#### [Aim of the task]
Quote every line of the data below as it stands, omitting pictures.

#### [Source data]
---

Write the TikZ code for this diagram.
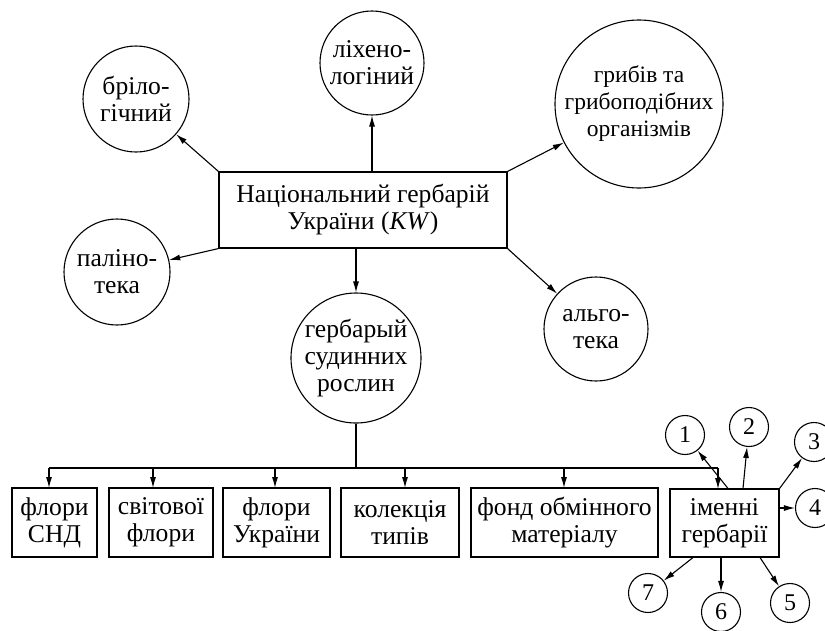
\documentclass[tikz,border=0pt]{standalone}
\usepackage{fontspec}
\setmainfont{Liberation Serif}
\usetikzlibrary{arrows.meta}
\begin{document}
\begin{tikzpicture}[x=1pt,y=-1pt,
  every node/.style={font=\fontsize{25.6}{27}\selectfont, align=center},
  lw/.style={line width=1.1pt},
  circ/.style={lw, draw, circle, inner sep=0pt},
  bx/.style={lw, draw, rectangle, inner sep=0pt},
  arr/.style={lw, -{Latex[length=11pt,width=6pt]}},
  num/.style={lw, draw, circle, inner sep=0pt, minimum size=39pt, font=\fontsize{24}{26}\selectfont}
]
\useasboundingbox (0,0) rectangle (825,630);
% main box
\node[bx, minimum width=288pt, minimum height=76pt] (main) at (363,210) {Національний гербарій\\України (\textit{KW})};
% circles
\node[circ, minimum size=106pt] (bril) at (136,99) {бріло-\\гічний};
\node[circ, minimum size=104pt] (lih) at (372,63) {ліхено-\\логіний};
\node[circ, minimum size=168pt, font=\fontsize{23.5}{27}\selectfont] (grib) at (639,104) {грибів та\\грибоподібних\\організмів};
\node[circ, minimum size=106pt] (pal) at (117,272) {паліно-\\тека};
\node[circ, minimum size=104pt] (alg) at (596,329) {альго-\\тека};
\node[circ, minimum size=130pt] (veg) at (356,358) {гербарый\\судинних\\рослин};
\draw[arr] (main.north west) -- (bril);
\draw[arr] (main.north west -| lih) -- (lih);
\draw[arr] (main.north east) -- (grib);
\draw[arr] (main.south west) -- (pal);
\draw[arr] (main.south east) -- (alg);
\draw[arr] (main.south -| veg) -- (veg);
% bottom boxes
\node[bx, minimum width=85pt, minimum height=69pt] (b1) at (54.5,522.5) {флори\\СНД};
\node[bx, minimum width=104pt, minimum height=69pt] (b2) at (161,522.5) {світової\\флори};
\node[bx, minimum width=107pt, minimum height=69pt] (b3) at (276.5,522.5) {флори\\України};
\node[bx, minimum width=118pt, minimum height=69pt] (b4) at (400,522.5) {колекція\\типів};
\node[bx, minimum width=187pt, minimum height=69pt] (b5) at (564.5,522.5) {фонд обмінного\\матеріалу};
\node[bx, minimum width=109pt, minimum height=68pt] (b6) at (724.5,523) {іменні\\гербарії};
\coordinate (bus) at (356,468);
\draw[lw] (veg.south) -- (bus);
\draw[lw] (49,468) -- (718,468);
\draw[arr] (49,468) -- (49,488);
\draw[arr] (153,468) -- (153,488);
\draw[arr] (275,468) -- (275,488);
\draw[arr] (405,468) -- (405,488);
\draw[arr] (564,468) -- (564,488);
\draw[arr] (718,468) -- (718,489);
% numbered circles
\node[num] (n1) at (685,435) {1};
\node[num] (n2) at (749,427) {2};
\node[num] (n3) at (814,442) {3};
\node[num] (n4) at (815,508) {4};
\node[num] (n5) at (790,603) {5};
\node[num] (n6) at (721,612) {6};
\node[num] (n7) at (648,593) {7};
\draw[arr] ([xshift=3.5pt]b6.north) -- (n1);
\draw[arr] ([xshift=18.5pt]b6.north) -- (n2);
\draw[arr] (b6.north east) -- (n3);
\draw[arr] ([yshift=15pt]b6.east) -- (n4);
\draw[arr] ([xshift=35.5pt]b6.south) -- (n5);
\draw[arr] ([xshift=-3.5pt]b6.south) -- (n6);
\draw[arr] ([xshift=-31.5pt]b6.south) -- (n7);
\end{tikzpicture}
\end{document}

---

#### [Solution]
Write the TikZ code for this diagram.
\documentclass[tikz,border=0pt]{standalone}
\usepackage{fontspec}
\setmainfont{Liberation Serif}
\usetikzlibrary{arrows.meta}
\begin{document}
\begin{tikzpicture}[x=1pt,y=-1pt,
  every node/.style={font=\fontsize{25.6}{27}\selectfont, align=center},
  lw/.style={line width=1.1pt},
  circ/.style={lw, draw, circle, inner sep=0pt},
  bx/.style={lw, draw, rectangle, inner sep=0pt},
  arr/.style={lw, -{Latex[length=11pt,width=6pt]}},
  num/.style={lw, draw, circle, inner sep=0pt, minimum size=39pt, font=\fontsize{24}{26}\selectfont}
]
\useasboundingbox (0,0) rectangle (825,630);
% main box
\node[bx, minimum width=288pt, minimum height=76pt] (main) at (363,210) {Національний гербарій\\України (\textit{KW})};
% circles
\node[circ, minimum size=106pt] (bril) at (136,99) {бріло-\\гічний};
\node[circ, minimum size=104pt] (lih) at (372,63) {ліхено-\\логіний};
\node[circ, minimum size=168pt, font=\fontsize{23.5}{27}\selectfont] (grib) at (639,104) {грибів та\\грибоподібних\\організмів};
\node[circ, minimum size=106pt] (pal) at (117,272) {паліно-\\тека};
\node[circ, minimum size=104pt] (alg) at (596,329) {альго-\\тека};
\node[circ, minimum size=130pt] (veg) at (356,358) {гербарый\\судинних\\рослин};
\draw[arr] (main.north west) -- (bril);
\draw[arr] (main.north west -| lih) -- (lih);
\draw[arr] (main.north east) -- (grib);
\draw[arr] (main.south west) -- (pal);
\draw[arr] (main.south east) -- (alg);
\draw[arr] (main.south -| veg) -- (veg);
% bottom boxes
\node[bx, minimum width=85pt, minimum height=69pt] (b1) at (54.5,522.5) {флори\\СНД};
\node[bx, minimum width=104pt, minimum height=69pt] (b2) at (161,522.5) {світової\\флори};
\node[bx, minimum width=107pt, minimum height=69pt] (b3) at (276.5,522.5) {флори\\України};
\node[bx, minimum width=118pt, minimum height=69pt] (b4) at (400,522.5) {колекція\\типів};
\node[bx, minimum width=187pt, minimum height=69pt] (b5) at (564.5,522.5) {фонд обмінного\\матеріалу};
\node[bx, minimum width=109pt, minimum height=68pt] (b6) at (724.5,523) {іменні\\гербарії};
\coordinate (bus) at (356,468);
\draw[lw] (veg.south) -- (bus);
\draw[lw] (49,468) -- (718,468);
\draw[arr] (49,468) -- (49,488);
\draw[arr] (153,468) -- (153,488);
\draw[arr] (275,468) -- (275,488);
\draw[arr] (405,468) -- (405,488);
\draw[arr] (564,468) -- (564,488);
\draw[arr] (718,468) -- (718,489);
% numbered circles
\node[num] (n1) at (685,435) {1};
\node[num] (n2) at (749,427) {2};
\node[num] (n3) at (814,442) {3};
\node[num] (n4) at (815,508) {4};
\node[num] (n5) at (790,603) {5};
\node[num] (n6) at (721,612) {6};
\node[num] (n7) at (648,593) {7};
\draw[arr] ([xshift=3.5pt]b6.north) -- (n1);
\draw[arr] ([xshift=18.5pt]b6.north) -- (n2);
\draw[arr] (b6.north east) -- (n3);
\draw[arr] ([yshift=15pt]b6.east) -- (n4);
\draw[arr] ([xshift=35.5pt]b6.south) -- (n5);
\draw[arr] ([xshift=-3.5pt]b6.south) -- (n6);
\draw[arr] ([xshift=-31.5pt]b6.south) -- (n7);
\end{tikzpicture}
\end{document}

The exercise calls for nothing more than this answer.